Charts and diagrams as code
※ ※ ※
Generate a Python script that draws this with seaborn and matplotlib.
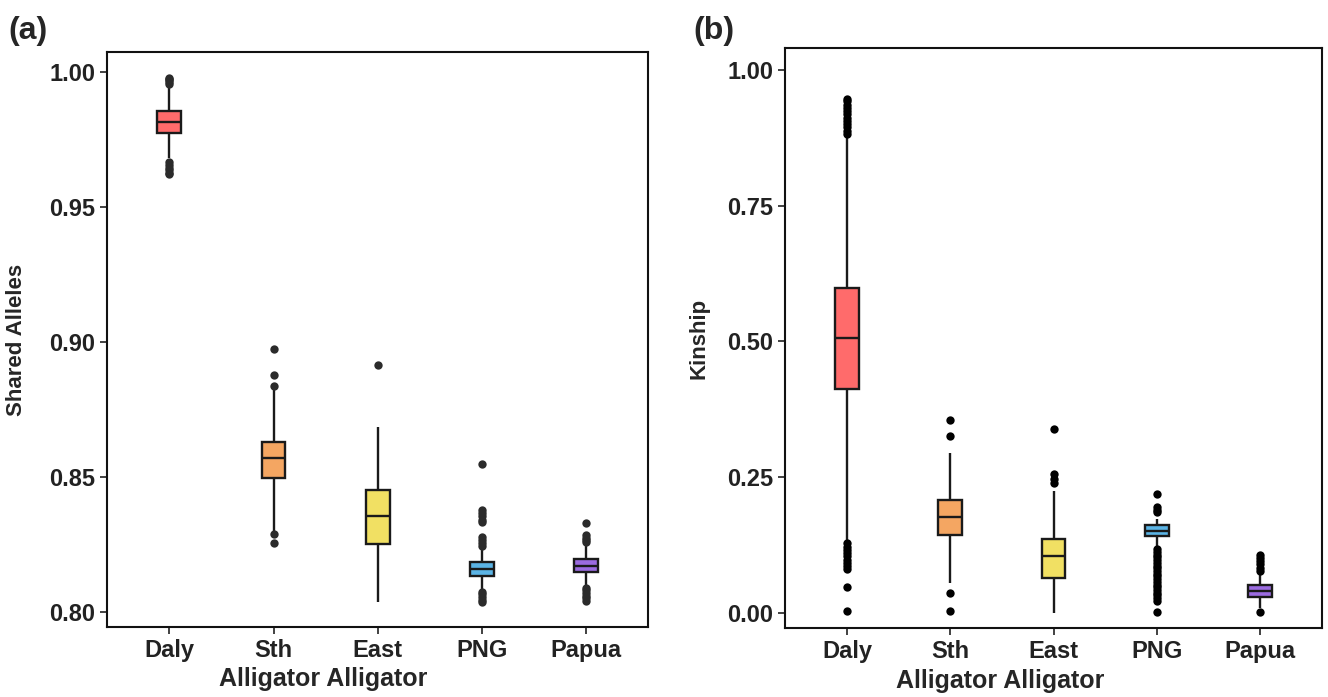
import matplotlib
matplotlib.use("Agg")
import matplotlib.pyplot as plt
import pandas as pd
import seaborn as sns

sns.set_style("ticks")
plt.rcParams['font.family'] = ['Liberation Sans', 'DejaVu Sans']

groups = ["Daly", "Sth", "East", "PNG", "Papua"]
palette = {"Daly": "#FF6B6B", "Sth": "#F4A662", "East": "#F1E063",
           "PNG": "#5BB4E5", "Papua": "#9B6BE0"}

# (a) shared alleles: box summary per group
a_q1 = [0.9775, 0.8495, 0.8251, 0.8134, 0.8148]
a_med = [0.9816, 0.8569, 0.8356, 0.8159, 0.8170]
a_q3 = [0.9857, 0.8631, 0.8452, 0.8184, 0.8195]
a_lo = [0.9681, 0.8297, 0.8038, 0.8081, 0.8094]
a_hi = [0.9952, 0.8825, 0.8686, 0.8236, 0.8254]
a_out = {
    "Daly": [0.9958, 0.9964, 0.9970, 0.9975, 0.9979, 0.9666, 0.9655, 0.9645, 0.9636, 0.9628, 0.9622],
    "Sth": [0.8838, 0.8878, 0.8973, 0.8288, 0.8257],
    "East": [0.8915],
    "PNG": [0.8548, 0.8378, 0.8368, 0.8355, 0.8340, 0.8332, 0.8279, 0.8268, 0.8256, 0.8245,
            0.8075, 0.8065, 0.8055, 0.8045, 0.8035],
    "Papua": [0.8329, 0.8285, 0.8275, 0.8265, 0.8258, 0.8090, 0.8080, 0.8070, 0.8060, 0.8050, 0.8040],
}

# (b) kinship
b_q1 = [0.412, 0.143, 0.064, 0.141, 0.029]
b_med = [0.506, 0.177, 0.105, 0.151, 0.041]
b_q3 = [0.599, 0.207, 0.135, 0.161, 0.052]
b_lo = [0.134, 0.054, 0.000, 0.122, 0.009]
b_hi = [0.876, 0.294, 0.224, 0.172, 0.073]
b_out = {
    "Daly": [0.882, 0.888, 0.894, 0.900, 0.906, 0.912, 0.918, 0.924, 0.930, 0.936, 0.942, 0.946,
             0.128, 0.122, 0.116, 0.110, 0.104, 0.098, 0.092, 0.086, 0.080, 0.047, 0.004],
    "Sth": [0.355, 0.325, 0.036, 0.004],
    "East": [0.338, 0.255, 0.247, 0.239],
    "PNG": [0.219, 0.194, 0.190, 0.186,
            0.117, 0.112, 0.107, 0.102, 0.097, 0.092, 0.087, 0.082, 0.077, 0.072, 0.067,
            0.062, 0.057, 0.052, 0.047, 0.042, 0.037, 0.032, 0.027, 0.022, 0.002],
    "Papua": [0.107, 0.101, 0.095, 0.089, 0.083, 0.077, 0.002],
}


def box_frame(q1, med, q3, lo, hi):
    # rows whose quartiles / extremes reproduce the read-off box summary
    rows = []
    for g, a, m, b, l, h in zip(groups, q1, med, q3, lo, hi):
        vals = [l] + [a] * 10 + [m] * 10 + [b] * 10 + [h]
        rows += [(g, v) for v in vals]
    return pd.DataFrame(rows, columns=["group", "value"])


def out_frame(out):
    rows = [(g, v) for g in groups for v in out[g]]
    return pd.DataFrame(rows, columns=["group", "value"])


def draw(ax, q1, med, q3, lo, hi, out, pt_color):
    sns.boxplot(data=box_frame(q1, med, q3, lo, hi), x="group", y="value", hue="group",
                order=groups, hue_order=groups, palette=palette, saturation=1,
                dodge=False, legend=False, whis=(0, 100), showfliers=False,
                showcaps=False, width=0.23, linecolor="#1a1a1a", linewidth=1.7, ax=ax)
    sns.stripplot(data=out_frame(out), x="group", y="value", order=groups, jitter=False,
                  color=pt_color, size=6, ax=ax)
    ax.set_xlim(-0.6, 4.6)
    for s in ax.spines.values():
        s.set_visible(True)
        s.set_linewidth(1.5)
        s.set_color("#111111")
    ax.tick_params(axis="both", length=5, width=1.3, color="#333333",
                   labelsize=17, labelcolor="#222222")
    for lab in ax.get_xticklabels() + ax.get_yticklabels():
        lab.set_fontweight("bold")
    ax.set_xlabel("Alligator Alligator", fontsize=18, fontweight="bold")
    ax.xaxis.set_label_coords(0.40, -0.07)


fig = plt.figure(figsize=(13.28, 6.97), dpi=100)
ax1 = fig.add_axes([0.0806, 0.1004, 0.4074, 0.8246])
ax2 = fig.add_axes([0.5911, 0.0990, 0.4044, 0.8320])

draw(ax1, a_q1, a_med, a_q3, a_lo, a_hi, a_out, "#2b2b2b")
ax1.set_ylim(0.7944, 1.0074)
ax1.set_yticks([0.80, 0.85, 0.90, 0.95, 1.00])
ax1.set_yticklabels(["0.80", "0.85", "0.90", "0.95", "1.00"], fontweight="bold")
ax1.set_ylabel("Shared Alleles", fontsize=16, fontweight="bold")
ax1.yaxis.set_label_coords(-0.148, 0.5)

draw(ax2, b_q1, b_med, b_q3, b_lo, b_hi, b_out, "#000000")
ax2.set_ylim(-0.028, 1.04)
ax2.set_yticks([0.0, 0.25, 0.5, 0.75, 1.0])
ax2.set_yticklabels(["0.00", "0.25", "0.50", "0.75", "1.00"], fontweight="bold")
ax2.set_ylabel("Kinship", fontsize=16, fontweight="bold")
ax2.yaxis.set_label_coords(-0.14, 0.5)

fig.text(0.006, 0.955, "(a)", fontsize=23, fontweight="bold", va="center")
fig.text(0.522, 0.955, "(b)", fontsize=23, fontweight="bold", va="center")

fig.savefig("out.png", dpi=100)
※ ※ ※
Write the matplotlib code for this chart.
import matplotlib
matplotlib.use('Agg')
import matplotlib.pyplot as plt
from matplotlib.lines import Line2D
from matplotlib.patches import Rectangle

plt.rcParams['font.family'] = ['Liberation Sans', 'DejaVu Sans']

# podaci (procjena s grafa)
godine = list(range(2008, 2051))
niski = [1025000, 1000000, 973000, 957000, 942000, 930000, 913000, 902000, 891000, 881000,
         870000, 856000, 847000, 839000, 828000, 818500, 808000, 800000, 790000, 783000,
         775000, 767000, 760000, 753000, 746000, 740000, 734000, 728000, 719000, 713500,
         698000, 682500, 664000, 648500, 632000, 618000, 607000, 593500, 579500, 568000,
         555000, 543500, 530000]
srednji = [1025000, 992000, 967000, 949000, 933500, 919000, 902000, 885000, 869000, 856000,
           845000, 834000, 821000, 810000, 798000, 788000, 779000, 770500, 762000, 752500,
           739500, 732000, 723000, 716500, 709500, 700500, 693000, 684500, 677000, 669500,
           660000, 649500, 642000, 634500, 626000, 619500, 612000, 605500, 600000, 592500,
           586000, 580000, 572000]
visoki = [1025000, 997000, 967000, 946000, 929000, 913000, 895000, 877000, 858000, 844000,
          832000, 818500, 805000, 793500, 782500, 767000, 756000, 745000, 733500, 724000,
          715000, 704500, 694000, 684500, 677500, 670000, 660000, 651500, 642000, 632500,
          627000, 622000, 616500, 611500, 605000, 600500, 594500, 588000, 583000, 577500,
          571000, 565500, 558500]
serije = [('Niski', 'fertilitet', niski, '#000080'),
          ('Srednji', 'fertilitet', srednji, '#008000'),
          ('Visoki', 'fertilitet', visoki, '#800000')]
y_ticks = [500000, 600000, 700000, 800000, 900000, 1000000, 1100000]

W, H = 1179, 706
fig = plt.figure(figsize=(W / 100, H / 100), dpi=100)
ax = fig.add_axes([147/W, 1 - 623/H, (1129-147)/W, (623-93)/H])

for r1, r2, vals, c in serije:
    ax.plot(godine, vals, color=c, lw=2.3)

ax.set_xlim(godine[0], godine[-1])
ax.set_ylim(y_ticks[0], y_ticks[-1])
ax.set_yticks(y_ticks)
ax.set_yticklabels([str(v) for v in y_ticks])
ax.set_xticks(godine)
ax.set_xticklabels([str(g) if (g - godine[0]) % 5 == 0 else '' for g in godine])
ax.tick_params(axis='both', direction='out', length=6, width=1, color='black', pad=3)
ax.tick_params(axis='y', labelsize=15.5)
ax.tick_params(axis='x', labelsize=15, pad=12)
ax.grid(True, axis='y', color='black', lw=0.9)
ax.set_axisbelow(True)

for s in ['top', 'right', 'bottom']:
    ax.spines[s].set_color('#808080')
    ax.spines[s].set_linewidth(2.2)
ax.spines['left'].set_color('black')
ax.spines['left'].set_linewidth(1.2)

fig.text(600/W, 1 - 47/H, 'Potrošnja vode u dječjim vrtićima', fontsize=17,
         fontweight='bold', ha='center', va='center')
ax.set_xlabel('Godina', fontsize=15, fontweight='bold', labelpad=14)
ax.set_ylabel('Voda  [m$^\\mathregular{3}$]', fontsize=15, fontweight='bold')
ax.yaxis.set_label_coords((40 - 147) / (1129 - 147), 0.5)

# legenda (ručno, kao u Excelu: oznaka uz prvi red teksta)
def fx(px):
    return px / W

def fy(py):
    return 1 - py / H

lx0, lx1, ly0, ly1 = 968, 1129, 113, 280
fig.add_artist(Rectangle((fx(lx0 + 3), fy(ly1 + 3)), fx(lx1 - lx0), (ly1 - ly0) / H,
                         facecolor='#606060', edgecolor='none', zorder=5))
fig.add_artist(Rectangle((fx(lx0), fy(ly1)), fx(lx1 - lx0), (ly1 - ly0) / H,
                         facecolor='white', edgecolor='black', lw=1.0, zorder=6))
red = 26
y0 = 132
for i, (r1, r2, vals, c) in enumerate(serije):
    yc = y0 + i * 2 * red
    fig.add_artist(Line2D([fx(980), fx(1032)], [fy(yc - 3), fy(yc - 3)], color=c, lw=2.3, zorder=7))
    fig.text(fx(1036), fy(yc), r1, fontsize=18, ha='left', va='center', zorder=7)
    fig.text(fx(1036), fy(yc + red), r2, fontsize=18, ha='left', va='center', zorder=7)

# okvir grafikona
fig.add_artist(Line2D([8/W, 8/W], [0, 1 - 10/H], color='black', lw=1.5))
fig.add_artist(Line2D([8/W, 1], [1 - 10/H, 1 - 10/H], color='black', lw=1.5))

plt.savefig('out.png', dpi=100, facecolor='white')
※ ※ ※
▶ **EXERCISE TASK**:
Identify and copy the lines holding the word "matplotlib".

▶ **FULL OUTPUT**:
Generate a Python script that draws this with seaborn and matplotlib.
import matplotlib
matplotlib.use("Agg")
import matplotlib.pyplot as plt
Write the matplotlib code for this chart.
import matplotlib
matplotlib.use('Agg')
import matplotlib.pyplot as plt
from matplotlib.lines import Line2D
from matplotlib.patches import Rectangle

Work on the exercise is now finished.